In 2009, Affeldt was the most important member of the bullpen not named Brian Wilson. At the same time, he was also insanely lucky, relying on an unrepeatable groundball rate and a BABIP of .244. His K/9 took a noticeable drop while his BB/9 almost doubled from 2008, so there are some definite red flags that point to regression in 2010.
With that said, his regression won’t necessarily make him terrible. In terms of his pitch values, his fastball graded out at a 12.1 in 2010 (per Fangraphs), compared to a -4.9 in 2008. His curveball continued to be equally effective, grading out just above 6 for the third year in a row. The big key going into 2010 will be commanding his repertoire if he wants to approach the success he saw last season.

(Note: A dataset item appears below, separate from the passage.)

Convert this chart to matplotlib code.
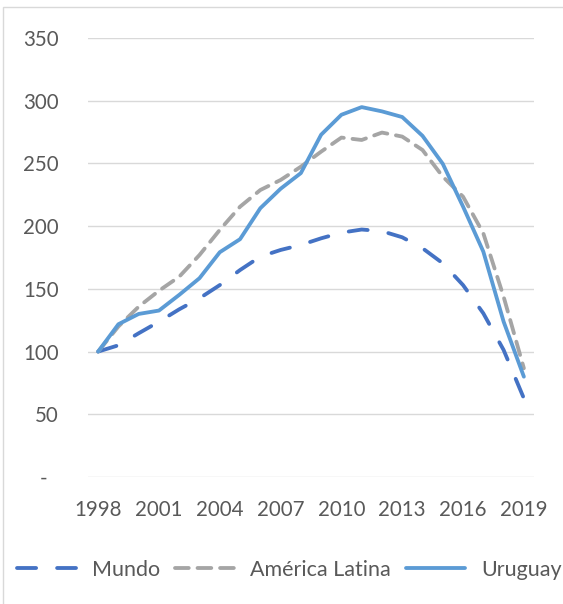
import matplotlib
matplotlib.use("Agg")
import matplotlib.pyplot as plt
from matplotlib.transforms import ScaledTranslation
from matplotlib.patches import Rectangle

# Índice (1998 = 100)
years = list(range(1998, 2020))
mundo = [100, 105, 114.6, 123.8, 133.7, 142.5, 153, 165, 175.7, 181, 185,
         190.3, 194.8, 197.3, 196, 191.1, 182.4, 170.4, 153, 130.5, 101.3, 62.7]
america_latina = [100, 120, 135.8, 148.5, 159.7, 177, 197, 215.5, 228.8, 236.8,
                  247.4, 259.4, 270.6, 268.7, 274.6, 271.4, 260.7, 239.5, 223.5,
                  194.3, 143.8, 86.7]
uruguay = [100, 121.8, 130, 132.7, 145.2, 158.5, 179.2, 189.6, 214.3, 229.8,
           242.3, 272.9, 288.8, 294.9, 291.5, 287, 272, 249.7, 215.6, 179.7,
           123.9, 80]
series_names = ["Mundo", "América Latina", "Uruguay"]
y_ticks = [0, 50, 100, 150, 200, 250, 300, 350]
y_tick_labels = ["-", "50", "100", "150", "200", "250", "300", "350"]

TEXT = "#595959"
GRID = "#D9D9D9"
plt.rcParams["font.family"] = ["Lato", "DejaVu Sans"]

W, H, DPI = 563, 604, 100
fig = plt.figure(figsize=(W / DPI, H / DPI), dpi=DPI)
fig.patch.set_facecolor("white")

# chart-area border (left and top edges visible)
fig.patches.append(Rectangle((2.5 / W, -0.1), 1.2, 1.1 - 7 / H,
                             transform=fig.transFigure, fill=False,
                             edgecolor=GRID, linewidth=1.0))

ax = fig.add_axes([88 / W, 1 - 477 / H, (534 - 88) / W, (477 - 38) / H])
x = list(range(len(years)))
lw = 2.75
ax.plot(x, mundo, color="#4472C4", lw=lw, dashes=(5.0, 5.5),
        dash_capstyle="round", solid_capstyle="round", label=series_names[0])
ax.plot(x, america_latina, color="#A5A5A5", lw=lw, dashes=(3.6, 2.3),
        dash_capstyle="round", label=series_names[1])
ax.plot(x, uruguay, color="#5B9BD5", lw=lw, solid_capstyle="round",
        solid_joinstyle="round", label=series_names[2])

ax.set_xlim(-0.5, len(years) - 0.5)
ax.set_ylim(0, 350)
ax.set_yticks(y_ticks)
ax.set_yticklabels(y_tick_labels)
ax.set_xticks(x[::3])
ax.set_xticklabels([str(y) for y in years[::3]])
ax.grid(axis="y", color=GRID, linewidth=1.0)
ax.set_axisbelow(True)
for s in ax.spines.values():
    s.set_visible(False)
ax.tick_params(axis="both", length=0, labelsize=14.8, labelcolor=TEXT)
ax.tick_params(axis="y", pad=21)
ax.tick_params(axis="x", pad=16.5)

# the zero label sits a little further left
zero_lbl = ax.get_yticklabels()[0]
zero_lbl.set_transform(zero_lbl.get_transform() +
                       ScaledTranslation(-11 / DPI, 0, fig.dpi_scale_trans))

fig.legend(loc="center left", bbox_to_anchor=(17 / W, 1 - 570 / H),
           ncol=3, frameon=False, fontsize=15.5, labelcolor=TEXT,
           handlelength=2.74, handletextpad=0.75, columnspacing=0.7,
           borderpad=0, borderaxespad=0)

fig.savefig("out.png", dpi=DPI, facecolor="white")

When looking at the money from this deal, it’s hard not to like this deal. The Giants get a premium reliever at discount price when you look at what guys are getting on the open market in comparison. In addition, he gives the Giants another year to develop some home-grown arms that will save money on the free agent market in the future. Guys who can help out down the road like Waldis Joaquin, Henry Sosa, Jason Stoffel, etc. are given another year to develop in the minors instead of getting moved up aggressively into late-inning roles they might not be able to handle yet.
Expect a regression from the newly re-signed Affeldt, but not to levels that would make him ineffective. He’ll still be the go-to 8th inning guy, and he’ll still do a damn fine job. If he gets back in the strike zone and kicks up that K/9 rate it might make up for the increase in BABIP that he’s going to see in 2010, so the regression may not be quite as painful to witness. Simply, it’s a good move with a low risk and good potential for upside.
Coming up next is Part 3 in the “What to Expect” series…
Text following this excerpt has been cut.